State how many lines of the entries hold the string "diagram". Reply with the number alone.

━━ Input

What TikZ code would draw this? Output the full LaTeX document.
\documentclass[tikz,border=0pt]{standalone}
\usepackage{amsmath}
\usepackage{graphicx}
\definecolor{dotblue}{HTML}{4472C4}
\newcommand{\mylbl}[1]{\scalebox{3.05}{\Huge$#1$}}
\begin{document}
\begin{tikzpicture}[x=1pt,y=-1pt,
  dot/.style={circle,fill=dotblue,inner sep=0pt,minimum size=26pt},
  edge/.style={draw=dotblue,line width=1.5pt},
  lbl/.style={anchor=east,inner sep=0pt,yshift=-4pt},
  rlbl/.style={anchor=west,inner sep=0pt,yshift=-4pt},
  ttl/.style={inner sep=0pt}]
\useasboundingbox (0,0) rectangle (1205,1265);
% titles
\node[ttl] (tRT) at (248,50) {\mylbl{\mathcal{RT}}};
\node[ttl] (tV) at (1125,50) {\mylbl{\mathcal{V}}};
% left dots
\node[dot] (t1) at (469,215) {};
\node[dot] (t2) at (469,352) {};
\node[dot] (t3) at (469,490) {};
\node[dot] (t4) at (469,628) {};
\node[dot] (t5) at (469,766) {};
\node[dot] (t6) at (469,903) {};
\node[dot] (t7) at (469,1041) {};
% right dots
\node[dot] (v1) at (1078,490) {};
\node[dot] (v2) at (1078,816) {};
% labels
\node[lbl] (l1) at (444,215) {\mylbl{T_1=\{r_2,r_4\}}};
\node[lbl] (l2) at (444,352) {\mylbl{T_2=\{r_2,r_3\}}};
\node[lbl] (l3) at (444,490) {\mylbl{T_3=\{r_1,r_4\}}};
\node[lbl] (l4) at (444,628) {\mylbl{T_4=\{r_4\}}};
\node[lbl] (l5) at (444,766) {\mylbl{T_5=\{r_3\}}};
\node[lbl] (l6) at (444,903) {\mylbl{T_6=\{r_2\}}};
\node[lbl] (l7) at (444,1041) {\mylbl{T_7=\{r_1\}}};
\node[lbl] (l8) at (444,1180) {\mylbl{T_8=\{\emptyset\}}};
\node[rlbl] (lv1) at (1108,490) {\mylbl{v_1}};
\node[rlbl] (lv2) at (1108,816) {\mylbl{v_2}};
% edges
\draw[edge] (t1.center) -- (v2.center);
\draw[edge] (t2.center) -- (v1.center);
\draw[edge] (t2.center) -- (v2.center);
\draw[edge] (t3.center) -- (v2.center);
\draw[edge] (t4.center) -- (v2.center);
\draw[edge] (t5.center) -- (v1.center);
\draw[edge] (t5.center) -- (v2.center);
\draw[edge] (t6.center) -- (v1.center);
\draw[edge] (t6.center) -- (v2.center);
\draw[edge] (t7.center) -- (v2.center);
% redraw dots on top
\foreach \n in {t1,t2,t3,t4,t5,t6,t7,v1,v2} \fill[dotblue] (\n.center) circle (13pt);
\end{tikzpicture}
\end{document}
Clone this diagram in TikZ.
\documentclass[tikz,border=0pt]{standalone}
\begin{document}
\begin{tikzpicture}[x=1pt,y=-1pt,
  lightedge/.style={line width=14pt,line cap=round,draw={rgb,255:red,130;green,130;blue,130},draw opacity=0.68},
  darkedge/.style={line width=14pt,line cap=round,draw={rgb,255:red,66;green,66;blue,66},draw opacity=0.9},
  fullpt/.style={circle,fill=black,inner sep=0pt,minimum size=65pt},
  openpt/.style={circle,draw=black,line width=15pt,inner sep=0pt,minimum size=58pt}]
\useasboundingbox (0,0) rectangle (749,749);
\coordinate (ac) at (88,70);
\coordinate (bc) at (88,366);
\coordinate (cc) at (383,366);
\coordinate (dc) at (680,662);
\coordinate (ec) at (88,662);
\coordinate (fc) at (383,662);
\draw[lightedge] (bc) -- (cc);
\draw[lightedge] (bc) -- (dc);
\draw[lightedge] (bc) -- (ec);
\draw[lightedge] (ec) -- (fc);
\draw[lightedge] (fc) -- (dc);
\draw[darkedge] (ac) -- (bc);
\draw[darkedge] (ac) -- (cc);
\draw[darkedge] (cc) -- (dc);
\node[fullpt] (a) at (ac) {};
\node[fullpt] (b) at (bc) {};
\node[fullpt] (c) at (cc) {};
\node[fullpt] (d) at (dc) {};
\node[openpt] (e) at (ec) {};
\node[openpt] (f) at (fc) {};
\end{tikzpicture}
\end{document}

━━━━
━━ Input

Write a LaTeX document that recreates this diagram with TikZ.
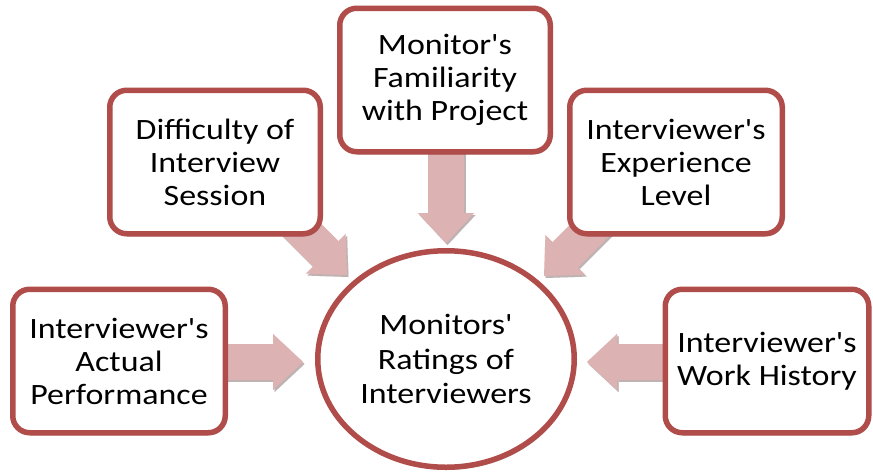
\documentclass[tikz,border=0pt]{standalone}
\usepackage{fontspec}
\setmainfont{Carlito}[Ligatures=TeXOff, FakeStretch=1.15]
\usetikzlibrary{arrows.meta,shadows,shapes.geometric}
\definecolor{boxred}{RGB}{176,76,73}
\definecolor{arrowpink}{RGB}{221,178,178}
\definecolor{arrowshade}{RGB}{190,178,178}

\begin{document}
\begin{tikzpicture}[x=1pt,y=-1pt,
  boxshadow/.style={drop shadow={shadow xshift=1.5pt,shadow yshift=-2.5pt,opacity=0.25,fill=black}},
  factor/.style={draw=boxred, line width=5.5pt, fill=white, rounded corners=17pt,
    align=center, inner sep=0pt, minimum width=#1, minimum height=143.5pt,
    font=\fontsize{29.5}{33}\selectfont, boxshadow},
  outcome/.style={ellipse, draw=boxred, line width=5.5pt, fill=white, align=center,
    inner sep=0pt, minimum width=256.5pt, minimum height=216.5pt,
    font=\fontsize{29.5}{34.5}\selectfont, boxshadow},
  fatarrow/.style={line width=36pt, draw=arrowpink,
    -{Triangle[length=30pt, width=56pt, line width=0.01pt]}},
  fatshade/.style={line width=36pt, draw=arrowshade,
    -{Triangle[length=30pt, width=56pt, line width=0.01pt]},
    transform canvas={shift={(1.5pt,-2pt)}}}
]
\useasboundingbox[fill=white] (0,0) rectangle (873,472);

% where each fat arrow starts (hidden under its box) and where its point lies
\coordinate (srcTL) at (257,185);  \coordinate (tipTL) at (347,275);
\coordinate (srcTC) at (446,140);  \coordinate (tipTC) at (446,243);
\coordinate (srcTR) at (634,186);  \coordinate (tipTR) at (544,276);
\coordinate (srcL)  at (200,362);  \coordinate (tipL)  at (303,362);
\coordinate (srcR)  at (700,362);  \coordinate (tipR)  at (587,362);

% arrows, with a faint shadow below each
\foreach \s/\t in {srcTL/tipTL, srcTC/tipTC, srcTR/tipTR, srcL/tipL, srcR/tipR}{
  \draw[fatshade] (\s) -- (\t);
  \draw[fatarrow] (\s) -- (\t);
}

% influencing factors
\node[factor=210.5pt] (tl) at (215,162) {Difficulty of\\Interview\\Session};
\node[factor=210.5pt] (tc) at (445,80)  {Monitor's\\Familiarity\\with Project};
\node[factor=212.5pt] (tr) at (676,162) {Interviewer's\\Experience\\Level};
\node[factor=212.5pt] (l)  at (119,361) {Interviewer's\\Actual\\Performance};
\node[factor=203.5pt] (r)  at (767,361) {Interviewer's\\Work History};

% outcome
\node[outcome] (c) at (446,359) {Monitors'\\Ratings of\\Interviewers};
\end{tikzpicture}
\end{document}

━━━━

→ **Answer to the task**: 2